● **Stated exercise**
Leaving out every picture, copy the lines of the data exactly, from the first through the line containing "const xTickValues = [3600, 3100, 2600, 2100, 1600, 1100, 600];".

● **Material provided**
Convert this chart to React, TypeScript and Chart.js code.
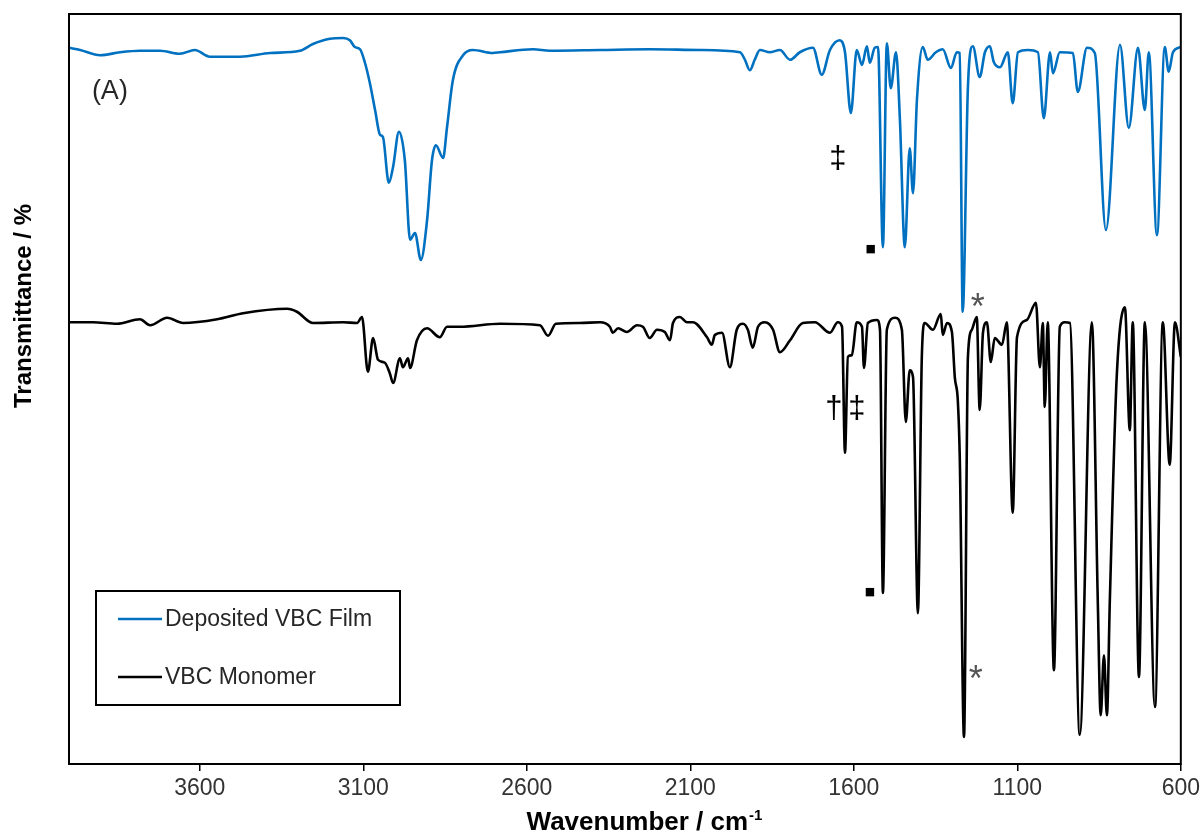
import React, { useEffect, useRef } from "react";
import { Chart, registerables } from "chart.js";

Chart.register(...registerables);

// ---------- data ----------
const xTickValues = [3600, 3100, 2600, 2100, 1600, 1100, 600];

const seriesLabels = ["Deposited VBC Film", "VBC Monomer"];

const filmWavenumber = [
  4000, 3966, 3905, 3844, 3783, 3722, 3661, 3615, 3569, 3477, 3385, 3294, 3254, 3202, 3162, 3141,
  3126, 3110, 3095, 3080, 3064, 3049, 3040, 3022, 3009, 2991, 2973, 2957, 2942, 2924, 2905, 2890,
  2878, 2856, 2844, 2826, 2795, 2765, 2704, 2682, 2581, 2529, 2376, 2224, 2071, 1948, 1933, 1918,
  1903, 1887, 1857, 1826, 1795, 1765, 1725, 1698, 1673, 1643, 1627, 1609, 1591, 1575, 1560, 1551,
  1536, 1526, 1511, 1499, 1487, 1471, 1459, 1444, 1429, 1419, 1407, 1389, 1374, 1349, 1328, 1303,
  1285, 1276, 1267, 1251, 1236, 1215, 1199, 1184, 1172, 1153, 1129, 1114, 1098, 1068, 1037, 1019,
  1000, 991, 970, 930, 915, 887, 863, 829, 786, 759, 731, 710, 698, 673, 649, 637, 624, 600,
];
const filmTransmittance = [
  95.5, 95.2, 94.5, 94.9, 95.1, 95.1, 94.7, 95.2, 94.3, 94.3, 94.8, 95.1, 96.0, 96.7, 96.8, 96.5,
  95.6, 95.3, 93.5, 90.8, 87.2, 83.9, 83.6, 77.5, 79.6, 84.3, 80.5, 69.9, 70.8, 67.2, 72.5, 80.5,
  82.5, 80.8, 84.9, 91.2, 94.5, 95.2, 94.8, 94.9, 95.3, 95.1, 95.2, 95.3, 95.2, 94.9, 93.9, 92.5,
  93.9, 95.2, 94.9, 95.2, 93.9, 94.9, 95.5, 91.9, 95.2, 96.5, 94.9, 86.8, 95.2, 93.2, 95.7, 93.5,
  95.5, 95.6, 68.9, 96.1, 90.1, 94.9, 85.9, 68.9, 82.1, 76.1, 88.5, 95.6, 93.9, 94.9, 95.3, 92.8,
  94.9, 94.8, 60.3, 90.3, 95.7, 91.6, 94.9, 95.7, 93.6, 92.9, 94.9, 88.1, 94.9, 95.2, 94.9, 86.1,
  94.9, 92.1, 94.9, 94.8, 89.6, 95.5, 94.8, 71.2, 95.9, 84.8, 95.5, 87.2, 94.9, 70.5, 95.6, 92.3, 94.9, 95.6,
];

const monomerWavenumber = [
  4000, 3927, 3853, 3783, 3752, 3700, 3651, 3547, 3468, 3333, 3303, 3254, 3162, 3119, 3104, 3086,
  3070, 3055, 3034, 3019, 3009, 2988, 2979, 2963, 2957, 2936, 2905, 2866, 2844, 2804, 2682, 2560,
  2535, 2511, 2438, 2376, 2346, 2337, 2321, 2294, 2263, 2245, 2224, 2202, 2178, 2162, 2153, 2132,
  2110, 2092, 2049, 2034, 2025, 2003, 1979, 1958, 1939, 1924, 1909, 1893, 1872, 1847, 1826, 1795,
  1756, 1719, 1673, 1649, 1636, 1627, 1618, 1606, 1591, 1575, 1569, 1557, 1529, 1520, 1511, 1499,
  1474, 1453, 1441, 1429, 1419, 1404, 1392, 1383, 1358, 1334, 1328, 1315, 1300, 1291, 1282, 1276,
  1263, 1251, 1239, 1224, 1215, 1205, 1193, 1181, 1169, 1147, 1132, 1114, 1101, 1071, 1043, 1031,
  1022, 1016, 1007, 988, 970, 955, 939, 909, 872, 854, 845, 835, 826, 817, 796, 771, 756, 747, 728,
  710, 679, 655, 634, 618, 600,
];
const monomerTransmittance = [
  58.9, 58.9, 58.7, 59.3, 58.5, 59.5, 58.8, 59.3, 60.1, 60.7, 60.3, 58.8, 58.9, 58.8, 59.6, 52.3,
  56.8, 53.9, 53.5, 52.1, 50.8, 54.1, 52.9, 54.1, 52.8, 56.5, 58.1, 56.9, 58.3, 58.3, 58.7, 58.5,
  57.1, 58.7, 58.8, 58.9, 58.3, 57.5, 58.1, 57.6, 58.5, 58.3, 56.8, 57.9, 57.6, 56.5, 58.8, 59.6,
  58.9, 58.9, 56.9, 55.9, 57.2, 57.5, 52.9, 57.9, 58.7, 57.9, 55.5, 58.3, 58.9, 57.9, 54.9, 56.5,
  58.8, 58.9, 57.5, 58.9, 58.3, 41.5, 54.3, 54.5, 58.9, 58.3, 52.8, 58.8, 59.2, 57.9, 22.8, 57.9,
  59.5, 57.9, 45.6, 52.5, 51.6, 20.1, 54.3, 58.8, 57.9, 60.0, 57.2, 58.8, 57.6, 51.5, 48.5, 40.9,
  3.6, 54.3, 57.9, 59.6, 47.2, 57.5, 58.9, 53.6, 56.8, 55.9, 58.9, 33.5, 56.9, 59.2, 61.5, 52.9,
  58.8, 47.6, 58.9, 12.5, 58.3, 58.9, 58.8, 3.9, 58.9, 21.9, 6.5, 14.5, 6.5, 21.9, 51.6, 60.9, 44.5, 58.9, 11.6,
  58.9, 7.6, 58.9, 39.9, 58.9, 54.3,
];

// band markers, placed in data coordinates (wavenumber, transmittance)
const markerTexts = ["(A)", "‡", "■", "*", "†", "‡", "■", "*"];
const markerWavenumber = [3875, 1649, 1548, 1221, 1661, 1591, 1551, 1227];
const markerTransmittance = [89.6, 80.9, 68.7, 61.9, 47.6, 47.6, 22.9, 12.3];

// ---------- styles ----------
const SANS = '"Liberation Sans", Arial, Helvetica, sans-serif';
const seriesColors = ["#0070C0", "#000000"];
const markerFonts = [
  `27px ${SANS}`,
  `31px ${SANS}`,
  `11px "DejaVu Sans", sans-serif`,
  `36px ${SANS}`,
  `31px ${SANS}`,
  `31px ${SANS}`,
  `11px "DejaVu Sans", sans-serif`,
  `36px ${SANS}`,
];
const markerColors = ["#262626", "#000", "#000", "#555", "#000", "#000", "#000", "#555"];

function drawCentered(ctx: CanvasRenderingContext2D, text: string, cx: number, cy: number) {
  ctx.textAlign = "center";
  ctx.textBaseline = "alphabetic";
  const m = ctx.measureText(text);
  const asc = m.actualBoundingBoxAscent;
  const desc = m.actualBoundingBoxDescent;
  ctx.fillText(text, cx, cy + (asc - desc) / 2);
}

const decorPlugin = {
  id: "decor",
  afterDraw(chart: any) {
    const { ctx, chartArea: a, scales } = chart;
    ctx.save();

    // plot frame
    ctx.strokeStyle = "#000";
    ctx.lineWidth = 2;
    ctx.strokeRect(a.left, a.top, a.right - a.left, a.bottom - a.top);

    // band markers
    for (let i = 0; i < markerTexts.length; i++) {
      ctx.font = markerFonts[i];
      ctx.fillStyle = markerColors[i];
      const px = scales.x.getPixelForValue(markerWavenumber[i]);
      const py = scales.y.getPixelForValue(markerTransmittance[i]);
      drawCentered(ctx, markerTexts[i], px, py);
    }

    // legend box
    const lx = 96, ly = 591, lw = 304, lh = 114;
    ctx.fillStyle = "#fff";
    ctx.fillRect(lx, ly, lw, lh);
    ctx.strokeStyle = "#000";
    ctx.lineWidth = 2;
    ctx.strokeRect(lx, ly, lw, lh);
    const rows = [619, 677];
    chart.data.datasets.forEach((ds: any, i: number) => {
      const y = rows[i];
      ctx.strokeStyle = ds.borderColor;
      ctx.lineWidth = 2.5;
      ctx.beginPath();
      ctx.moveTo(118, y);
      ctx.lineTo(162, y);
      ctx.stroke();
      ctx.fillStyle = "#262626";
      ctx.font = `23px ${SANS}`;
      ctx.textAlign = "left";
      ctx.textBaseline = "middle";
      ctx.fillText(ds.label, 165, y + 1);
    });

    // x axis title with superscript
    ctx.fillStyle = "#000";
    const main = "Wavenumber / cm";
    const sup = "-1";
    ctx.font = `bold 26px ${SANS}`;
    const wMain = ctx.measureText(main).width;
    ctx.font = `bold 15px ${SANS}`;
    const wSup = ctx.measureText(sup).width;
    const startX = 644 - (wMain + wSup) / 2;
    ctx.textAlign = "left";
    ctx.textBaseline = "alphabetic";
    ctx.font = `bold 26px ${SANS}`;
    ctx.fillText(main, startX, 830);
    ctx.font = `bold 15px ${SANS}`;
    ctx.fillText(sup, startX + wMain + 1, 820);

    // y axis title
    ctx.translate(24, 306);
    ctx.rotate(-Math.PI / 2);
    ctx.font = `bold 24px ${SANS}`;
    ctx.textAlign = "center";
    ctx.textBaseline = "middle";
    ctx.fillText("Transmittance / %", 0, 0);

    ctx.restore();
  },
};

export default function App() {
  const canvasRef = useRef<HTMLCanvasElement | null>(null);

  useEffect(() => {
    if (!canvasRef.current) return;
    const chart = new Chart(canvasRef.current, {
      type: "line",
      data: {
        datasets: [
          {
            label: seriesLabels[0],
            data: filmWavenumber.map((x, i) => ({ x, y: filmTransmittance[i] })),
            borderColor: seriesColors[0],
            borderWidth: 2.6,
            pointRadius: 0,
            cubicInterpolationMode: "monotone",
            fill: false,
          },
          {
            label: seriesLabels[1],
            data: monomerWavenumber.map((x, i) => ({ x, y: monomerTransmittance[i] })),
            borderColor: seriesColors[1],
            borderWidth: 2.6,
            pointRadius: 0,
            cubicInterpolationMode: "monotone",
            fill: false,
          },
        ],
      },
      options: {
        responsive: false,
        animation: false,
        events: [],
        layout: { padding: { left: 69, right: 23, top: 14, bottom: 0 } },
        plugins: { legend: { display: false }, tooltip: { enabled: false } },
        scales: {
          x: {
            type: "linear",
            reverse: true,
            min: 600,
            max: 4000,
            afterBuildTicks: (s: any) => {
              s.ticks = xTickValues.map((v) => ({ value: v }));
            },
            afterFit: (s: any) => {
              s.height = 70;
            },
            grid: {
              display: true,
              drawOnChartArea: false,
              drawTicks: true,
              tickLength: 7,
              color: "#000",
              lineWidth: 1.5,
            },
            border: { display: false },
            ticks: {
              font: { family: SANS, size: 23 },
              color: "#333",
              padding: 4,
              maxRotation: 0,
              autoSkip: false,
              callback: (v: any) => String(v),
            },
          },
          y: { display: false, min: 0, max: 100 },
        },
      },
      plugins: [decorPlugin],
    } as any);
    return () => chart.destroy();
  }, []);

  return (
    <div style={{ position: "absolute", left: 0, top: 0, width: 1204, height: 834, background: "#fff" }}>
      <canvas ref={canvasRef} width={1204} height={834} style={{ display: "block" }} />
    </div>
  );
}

● **Full response**
Convert this chart to React, TypeScript and Chart.js code.
import React, { useEffect, useRef } from "react";
import { Chart, registerables } from "chart.js";

Chart.register(...registerables);

// ---------- data ----------
const xTickValues = [3600, 3100, 2600, 2100, 1600, 1100, 600];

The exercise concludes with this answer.